By Ashley Souza '18
One of the classes that I am taking as a senior at HPA is English 12 Food Literature with Mrs. Clark. The experiences I've gained so far while taking this course are based around connecting with the cultures and practices of growing and preparing food through not only books, but other forms of literature like poetry and theatre.
Our first project began when we started planting and getting some soil underneath our fingernails We began planting an area within the school's garden that was entirely based around Shakespeare's plays, stories, and plants. We started off with a list of plants, fruits, and vegetables that have been referred to in Shakespeare's work. Our class as a whole put a lot of thought into what goes into the garden and why it's relevant. For example, we compiled quotes of plants referenced in Shakespeare, researched scientific information regarding the plants description, properties, Latin names, as well as what we might be able to do with them, meaning their culinary uses, potions, and medical uses of plants. The plants that we found to be most useful for our class included oranges, lemons, fig, rosemary, lavender, onion chives, garlic chives, daisies, ginger, rhubarb, and marigold.

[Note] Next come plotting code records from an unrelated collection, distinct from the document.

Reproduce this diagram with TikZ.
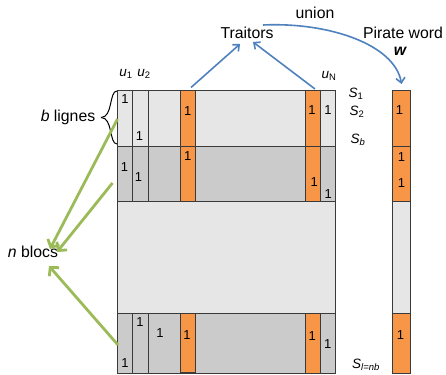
\documentclass[tikz,border=0pt]{standalone}
\usepackage{fontspec}
\setmainfont{Liberation Sans}
\usetikzlibrary{arrows.meta,decorations.pathreplacing}
\definecolor{lgrey}{HTML}{E6E6E6}
\definecolor{dgrey}{HTML}{CBCBCB}
\definecolor{orng}{HTML}{F79646}
\definecolor{edge}{HTML}{3A3A3A}
\definecolor{bluearr}{HTML}{4F81BD}
\definecolor{greenarr}{HTML}{9BBB59}
\begin{document}
\begin{tikzpicture}[x=1pt,y=-1pt,
  cell/.style={draw=edge,line width=0.8pt},
  one/.style={font=\fontsize{13}{13}\selectfont,inner sep=0pt},
  lab/.style={font=\fontsize{13.5}{14}\selectfont\itshape,inner sep=0pt},
  big/.style={font=\fontsize{15.8}{16}\selectfont,inner sep=0pt},
  bluearrow/.style={draw=bluearr,line width=1.6pt,-{Straight Barb[length=5pt,width=9pt]}},
  greenarrow/.style={draw=greenarr,line width=2.8pt,-{Straight Barb[length=6pt,width=13pt]}}]
\useasboundingbox (0,0) rectangle (446,374);
% blocks
\fill[lgrey] (117.5,90) rectangle (335,146);
\fill[dgrey] (117.5,146) rectangle (335,201);
\fill[lgrey] (117.5,201) rectangle (335,313);
\fill[dgrey] (117.5,313) rectangle (335,373);
% orange columns
\fill[orng] (180.5,90) rectangle (195.5,201);
\fill[orng] (305,90) rectangle (320,201);
\fill[orng] (180.5,313) rectangle (195.5,372);
\fill[orng] (305,313) rectangle (320,373);
% column dividers
\foreach \x in {132.5,148,180.5,195.5,305,320}{
  \draw[cell] (\x,90) -- (\x,201);
  \draw[cell] (\x,313) -- (\x,373);
}
\draw[cell] (117.5,90) rectangle (335,373);
\draw[cell] (117.5,146) -- (335,146);
\draw[cell] (117.5,201) -- (335,201);
\draw[cell] (117.5,313) -- (335,313);
\draw[cell] (180.5,372) -- (195.5,372);
% pirate word column
\fill[orng] (392.5,90) rectangle (410.5,201);
\fill[lgrey] (392.5,201) rectangle (410.5,313);
\fill[orng] (392.5,313) rectangle (410.5,373);
\draw[cell] (392.5,90) rectangle (410.5,373);
\draw[cell] (392.5,146) -- (410.5,146);
\draw[cell] (392.5,201) -- (410.5,201);
\draw[cell] (392.5,313) -- (410.5,313);
% ones
\foreach \p in {(125,99),(139.5,136),(187.8,111.5),(312,110),(328,110),
  (124.5,167.5),(138.5,177.5),(187.8,156.5),(314.3,182.5),(328.3,194),
  (125,363),(140,322.5),(160,333),(187,335),(312.3,336),(327.7,344),
  (399.5,110),(401.5,157.5),(401.5,183.5),(400.5,335)}
  \node[one] at \p {1};
% labels
\node[lab] (u1) at (126,74) {u\textsubscript{\upshape 1}};
\node[lab] (u2) at (144,74) {u\textsubscript{\upshape 2}};
\node[lab] (uN) at (329,76) {u\textsubscript{\upshape N}};
\node[lab] (s1) at (356,94) {S\textsubscript{\upshape 1}};
\node[lab] (s2) at (357,111.5) {S\textsubscript{\upshape 2}};
\node[lab] (sb) at (358,140) {S\textsubscript{b}};
\node[lab] (sl) at (366,365) {S\textsubscript{l=nb}};
\node[big] (traitors) at (247,33) {Traitors};
\node[big] (union) at (315,12.5) {union};
\node[big] (pirate) at (403,32.5) {Pirate word};
\node[big,font=\fontsize{15.8}{16}\selectfont\bfseries\itshape] (w) at (400,51.5) {w};
\node[big] (nblocs) at (33,252) {\textit{n} blocs};
\node[big] (blignes) at (68,117.5) {\textit{b} lignes};
% brace
\draw[line width=1pt] (117,91) .. controls (109,91) and (113,117.5) .. (101,117.5);
\draw[line width=1pt] (117,144) .. controls (109,144) and (113,117.5) .. (101,117.5);
% coordinates
\coordinate (o1) at (191,87.5);
\coordinate (o2) at (315,89);
\coordinate (t1) at (240,44);
\coordinate (t2) at (253,42);
\coordinate (ustart) at (263,25);
\coordinate (pw) at (401.5,84);
\coordinate (g1) at (117.5,119);
\coordinate (g2) at (112.5,183);
\coordinate (g3) at (118,345);
\coordinate (n1) at (50,249);
\coordinate (n2) at (57,252);
\coordinate (n3) at (49,266);
% arrows
\draw[bluearrow] (o1) -- (t1);
\draw[bluearrow] (o2) -- (t2);
\draw[bluearrow] (ustart) .. controls (330,22) and (395,45) .. (pw);
\draw[greenarrow] (g1) -- (n1);
\draw[greenarrow] (g2) -- (n2);
\draw[greenarrow] (g3) -- (n3);
\end{tikzpicture}
\end{document}
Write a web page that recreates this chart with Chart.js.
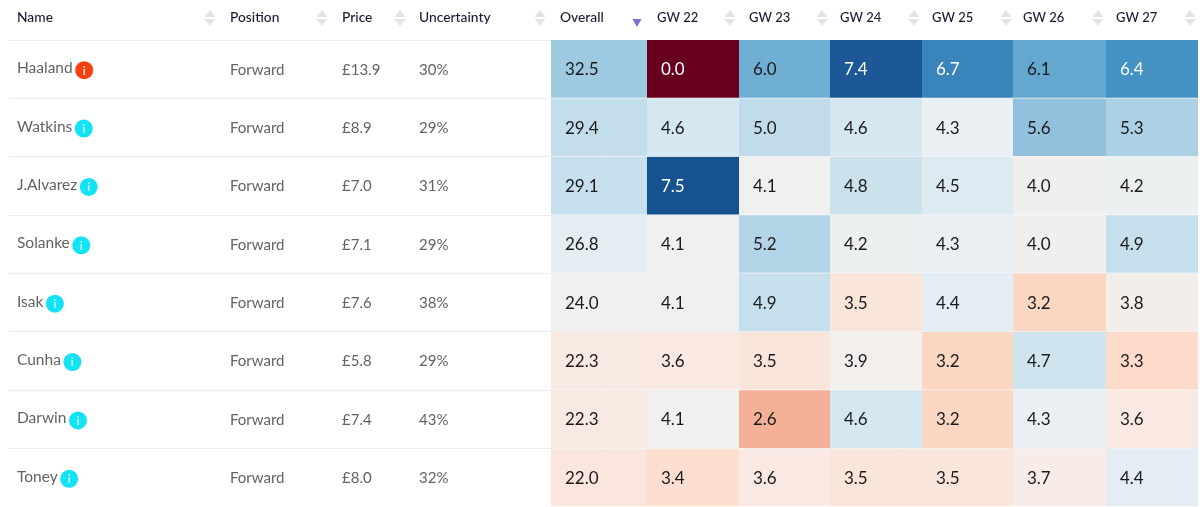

We then started our hands-on experience planting the foods and vegetables we'd chosen to put in the garden. This has added up to about 4-5 days of work. As a reference, the class read and reflected on material from the book Food Rules by Michael Pollan. Some of the "rules" mentioned in this book discuss eating foods made from ingredients that you can picture in their raw state growing in nature, or eating well-grown food from healthy soil. My first thought was that the best way to know that your food has been "well-grown" is to do the job yourself. Not only was I able to understand the value of eating home grown foods as well as being aware of exactly what I was putting into my body, but I was able to gain a new appreciation for literature. Before this experience, I had never considered the relationship literature could have with the earth, specifically plants and food.